§ Exercise prompt: Give the count of lines that include the string "code". Add nothing to it.

§ Record excerpts:
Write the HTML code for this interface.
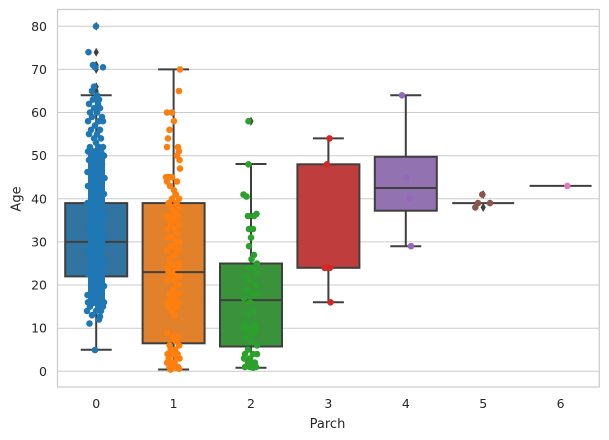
<!DOCTYPE html>
<html><head><meta charset="utf-8"><style>
html,body{margin:0;padding:0;background:#fff;}
svg{display:block;}
text{font-family:"DejaVu Sans","Liberation Sans",sans-serif;fill:#262626;}
.p{fill:none;stroke-width:6.6;stroke-linecap:round;}
</style></head><body>
<svg width="609" height="440" viewBox="0 0 609 440" xmlns="http://www.w3.org/2000/svg">
<rect width="609" height="440" fill="#fff"/>
<path stroke="#cccccc" stroke-width="1" d="M57.5 371.3H599.3M57.5 328.2H599.3M57.5 285.05H599.3M57.5 241.9H599.3M57.5 198.8H599.3M57.5 155.7H599.3M57.5 112.5H599.3M57.5 69.4H599.3M57.5 26.3H599.3"/>
<rect x="57.5" y="9.5" width="541.8" height="377.5" fill="none" stroke="#cccccc" stroke-width="1.25"/>
<g font-size="12.5" text-anchor="end">
<text x="47" y="375.8">0</text>
<text x="47" y="332.7">10</text>
<text x="47" y="289.5">20</text>
<text x="47" y="246.4">30</text>
<text x="47" y="203.3">40</text>
<text x="47" y="160.2">50</text>
<text x="47" y="117">60</text>
<text x="47" y="73.9">70</text>
<text x="47" y="30.8">80</text>
</g>
<g font-size="12.5" text-anchor="middle">
<text x="96.2" y="408">0</text>
<text x="173.6" y="408">1</text>
<text x="251" y="408">2</text>
<text x="328.4" y="408">3</text>
<text x="405.8" y="408">4</text>
<text x="483.2" y="408">5</text>
<text x="560.6" y="408">6</text>
</g>
<text x="327.5" y="428" font-size="13" text-anchor="middle">Parch</text>
<text transform="translate(20.5,199) rotate(-90)" font-size="13" text-anchor="middle">Age</text>

<g stroke="#3f3f3f" stroke-width="2">
<rect x="65.2" y="203.1" width="62" height="73.3" fill="#3274a1"/>
<rect x="142.6" y="203.1" width="62" height="140.2" fill="#e1812c"/>
<rect x="220" y="263.5" width="62" height="83" fill="#3a923a"/>
<rect x="297.4" y="164.3" width="62" height="103.5" fill="#c03d3e"/>
<rect x="374.8" y="156.8" width="62" height="53.9" fill="#9372b2"/>
<path fill="none" d="M96.2 276.4V349.7M96.2 203.1V95.3M80.7 349.7H111.7M80.7 95.3H111.7M65.2 241.9H127.2
M173.6 343.3V369.5M173.6 203.1V69.4M158.1 369.5H189.1M158.1 69.4H189.1M142.6 272.1H204.6
M251 346.5V367.7M251 263.5V164M235.5 367.7H266.5M235.5 164H266.5M220 300.1H282
M328.4 267.8V302.3M328.4 164.3V138.4M312.9 302.3H343.9M312.9 138.4H343.9
M405.8 210.7V246.2M405.8 156.8V95.3M390.3 246.2H421.3M390.3 95.3H421.3M374.8 188H436.8
M452.2 203.1H514.2M529.6 185.9H591.6"/>
</g>
<path fill="#3f3f3f" d="M96.2 21.8l2.6 4.5l-2.6 4.5l-2.6-4.5zM96.2 47.7l2.6 4.5l-2.6 4.5l-2.6-4.5zM96.2 60.6l2.6 4.5l-2.6 4.5l-2.6-4.5zM96.2 62.8l2.6 4.5l-2.6 4.5l-2.6-4.5zM96.2 64.9l2.6 4.5l-2.6 4.5l-2.6-4.5zM96.2 82.2l2.6 4.5l-2.6 4.5l-2.6-4.5zM96.2 86.5l2.6 4.5l-2.6 4.5l-2.6-4.5zM251 116.7l2.6 4.5l-2.6 4.5l-2.6-4.5zM483.2 190l2.6 4.5l-2.6 4.5l-2.6-4.5zM483.2 202.9l2.6 4.5l-2.6 4.5l-2.6-4.5z"/>

<rect x="88" y="150" width="17" height="156" rx="4" fill="#1f77b4"/>
<path class="p" stroke="#1f77b4" d="M96 26.3h0M88.5 52.2h0M93 65.1h0M95 67.3h0M103 67.3h0M94 86.7h0M92 91h0M97 95.3h0M99 99.6h0M93 99.6h0M89 103.9h0M98 103.9h0M94 108.2h0M100 108.2h0M90 112.5h0M97 112.5h0M102 116.9h0M92 116.9h0M88 121.2h0M99 121.2h0M103 121.2h0M95 125.5h0M91 129.8h0M100 129.8h0M89 134.1h0M97 134.1h0M94 138.4h0M101 138.4h0M96 142.7h0M90 147.1h0M99 147.1h0M103 147.1h0M88 151.4h0M94 151.4h0M101 151.4h0M92 155.7h0M104 155.7h0M89 160h0M102 164.3h0M87.5 172h0M104.5 178h0M88 186h0M104 194h0M87.5 203h0M104.5 214h0M88 226h0M104 238h0M87.5 250h0M104.5 262h0M88 274h0M104 286h0M87.5 295h0M88 302.3h0M95 302.3h0M101 302.3h0M104 302.3h0M90 306.6h0M99 306.6h0M103 306.6h0M87 310.9h0M96 310.9h0M101 310.9h0M92 315.2h0M100 316.5h0M99 319.5h0M89.5 323.5h0M95 350h0"/>

<path class="p" stroke="#ff7f0e" d="M180 69.4h0M179 91h0M167 112.5h0M172 112.5h0M174 121.2h0M169.5 129.8h0M168 138.4h0M167 147.1h0M178 147.1h0M179 151.4h0M177 155.7h0M179.5 160h0M180 168.6h0M166 177.2h0M169 177.2h0M172 177.2h0M167 181.5h0M177 181.5h0M170 185.9h0M174 190.2h0M176 194.5h0M172 198.8h0M179 198.8h0M168.6 203.1h0M176.6 203.1h0M179.6 207.4h0M171.6 207.4h0M174.6 211.7h0M167.1 216h0M178.1 216h0M173.1 216h0M175.6 220.4h0M169.6 220.4h0M179.1 224.7h0M170.6 224.7h0M175.1 229h0M167.6 229h0M177.6 233.3h0M172.1 237.6h0M168.6 237.6h0M176.6 241.9h0M179.6 241.9h0M171.6 246.2h0M174.6 246.2h0M167.1 250.5h0M178.1 250.5h0M173.1 254.9h0M175.6 254.9h0M169.6 259.2h0M179.1 263.5h0M170.6 263.5h0M175.1 267.8h0M167.6 267.8h0M177.6 267.8h0M172.1 272.1h0M168.6 272.1h0M176.6 276.4h0M179.6 276.4h0M171.6 276.4h0M174.6 280.7h0M167.1 280.7h0M178.1 285.1h0M173.1 289.4h0M175.6 293.7h0M169.6 293.7h0M179.1 293.7h0M170.6 298h0M175.1 298h0M167.6 302.3h0M177.6 302.3h0M172.1 302.3h0M168.6 306.6h0M176.6 306.6h0M171.6 310.9h0M174.6 315.2h0M167.1 332.5h0M178.1 336.8h0M173.1 336.8h0M175.6 341.1h0M169.6 345.4h0M179.1 345.4h0M170.6 349.7h0M175.1 349.7h0M167.6 354.1h0M177.6 354.1h0M172.1 354.1h0M168.6 358.4h0M176.6 358.4h0M179.6 358.4h0M171.6 362.7h0M174.6 362.7h0M167.1 362.7h0M178.1 367h0M173.1 367h0M169.6 367h0M175.6 367.8h0M179.1 368.7h0M170.6 369.6h0"/>

<path class="p" stroke="#2ca02c" d="M248.5 121.2h0M248.5 164.3h0M243.5 194.5h0M246.5 196.6h0M256.5 213.9h0M254 216h0M248 216h0M253 229h0M249 229h0M251 237.6h0M249 246.2h0M254 254.9h0M251.5 259.2h0M257 263.5h0M248 267.8h0M253 267.8h0M256 272.1h0M246 276.4h0M250 280.7h0M256 285.1h0M247 289.4h0M252 293.7h0M257 293.7h0M244 298h0M250 302.3h0M254 310.9h0M247 315.2h0M255 323.9h0M245 323.9h0M250 328.2h0M256 328.2h0M244 328.2h0M249 332.5h0M254 332.5h0M246 336.8h0M251 341.1h0M257 345.4h0M248 349.7h0M253 354.1h0M245 354.1h0M257 354.1h0M250 358.4h0M244 358.4h0M255 362.7h0M248 362.7h0M252 362.7h0M245 367h0M250 367h0M256 367h0M253 367.7h0"/>

<path class="p" stroke="#d62728" d="M329.5 138.4h0M327 164.3h0M324.5 267.8h0M327.5 267.8h0M330 267.8h0M330.5 302.3h0"/>
<path class="p" stroke="#9467bd" d="M402 95.3h0M406.5 177.3h0M409.5 198.8h0M411 246.2h0"/>
<path class="p" stroke="#8c564b" d="M482.3 194.5h0M478 203.1h0M490 203.1h0M475.3 207.4h0"/>
<path class="p" stroke="#e377c2" d="M567.3 185.9h0"/>
</svg>
</body></html>
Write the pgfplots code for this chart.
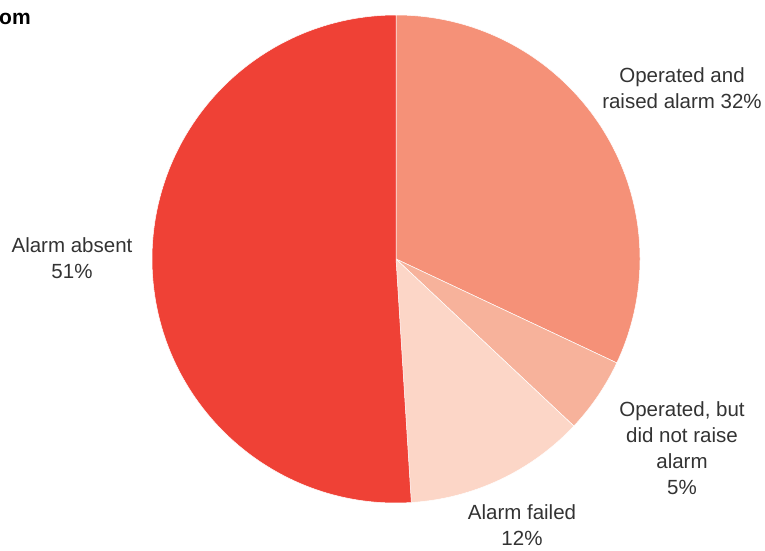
\documentclass[border=0pt]{standalone}
\usepackage{fontspec}
\setmainfont{Liberation Sans}
\usepackage{pgfplots}
\pgfplotsset{compat=1.18}
\definecolor{cAbsent}{HTML}{EF4136}
\definecolor{cRaised}{HTML}{F59178}
\definecolor{cNoRaise}{HTML}{F7B29B}
\definecolor{cFailed}{HTML}{FCD6C7}
\definecolor{txt}{HTML}{333333}
% shares in percent
\def\pRaised{32}
\def\pNoRaise{5}
\def\pFailed{12}
\def\pAbsent{51}
\pgfmathsetmacro{\aStart}{90}
\pgfmathsetmacro{\aRaised}{\aStart-\pRaised*3.6}
\pgfmathsetmacro{\aNoRaise}{\aRaised-\pNoRaise*3.6}
\pgfmathsetmacro{\aFailed}{\aNoRaise-\pFailed*3.6}
\pgfmathsetmacro{\aAbsent}{\aFailed-\pAbsent*3.6}
\begin{document}
\begin{tikzpicture}[x=1pt,y=1pt]
\path[use as bounding box] (0,0) rectangle (765,550);
\begin{axis}[
  at={(396pt,291pt)}, anchor=center,
  width=488pt, height=488pt, scale only axis,
  xmin=-1, xmax=1, ymin=-1, ymax=1,
  hide axis, clip=false]
\addplot[fill=cRaised, draw=white, line width=0.5pt, data cs=polar]
  coordinates {(0,0) (\aStart,1)} arc[start angle=\aStart, end angle=\aRaised, radius=244pt] -- cycle;
\addplot[fill=cNoRaise, draw=white, line width=0.5pt, data cs=polar]
  coordinates {(0,0) (\aRaised,1)} arc[start angle=\aRaised, end angle=\aNoRaise, radius=244pt] -- cycle;
\addplot[fill=cFailed, draw=white, line width=0.5pt, data cs=polar]
  coordinates {(0,0) (\aNoRaise,1)} arc[start angle=\aNoRaise, end angle=\aFailed, radius=244pt] -- cycle;
\addplot[fill=cAbsent, draw=white, line width=0.5pt, data cs=polar]
  coordinates {(0,0) (\aFailed,1)} arc[start angle=\aFailed, end angle=\aAbsent, radius=244pt] -- cycle;
\end{axis}
\begin{scope}[every node/.style={inner sep=0pt, align=center, text=txt, font=\fontsize{20.5}{26}\selectfont}]
\node at (682,462) {Operated and\\raised alarm 32\%};
\node at (72,292) {Alarm absent\\51\%};
\node at (682,102) {Operated, but\\did not raise\\alarm\\5\%};
\node at (522,24.5) {Alarm failed\\12\%};
\end{scope}
\node[inner sep=0pt, anchor=base west, font=\fontsize{21}{24}\selectfont\bfseries] at (-1,525) {om};
\end{tikzpicture}
\end{document}
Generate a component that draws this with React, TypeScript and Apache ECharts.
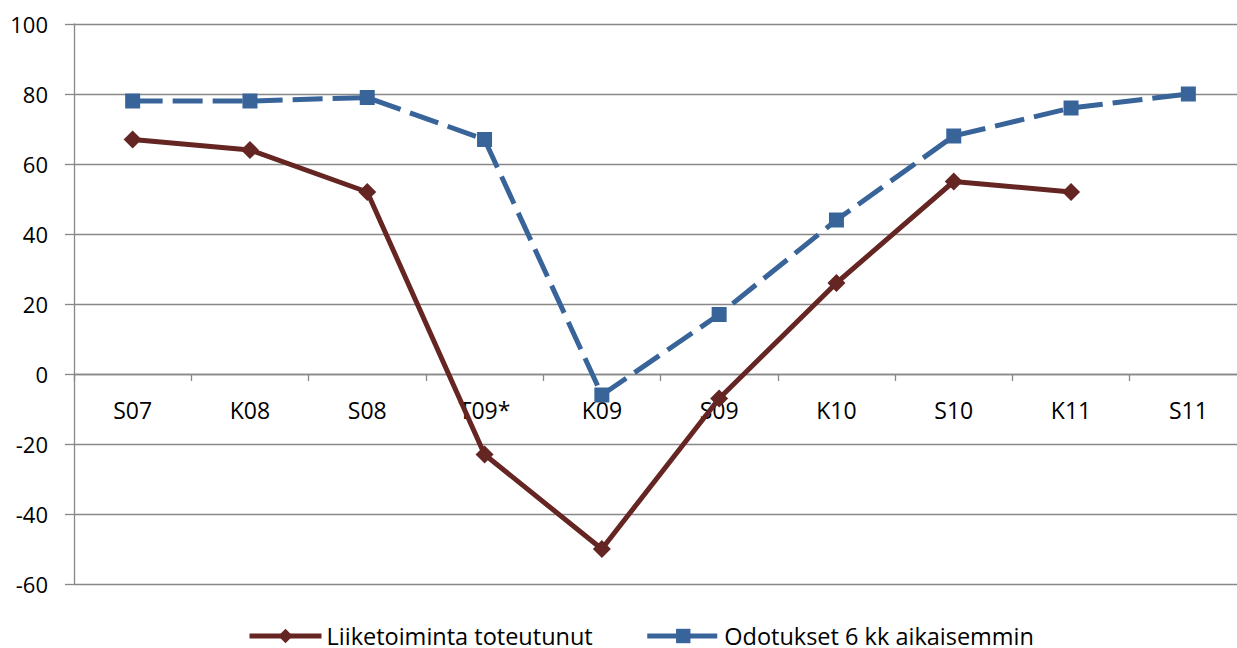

§ Written response: 2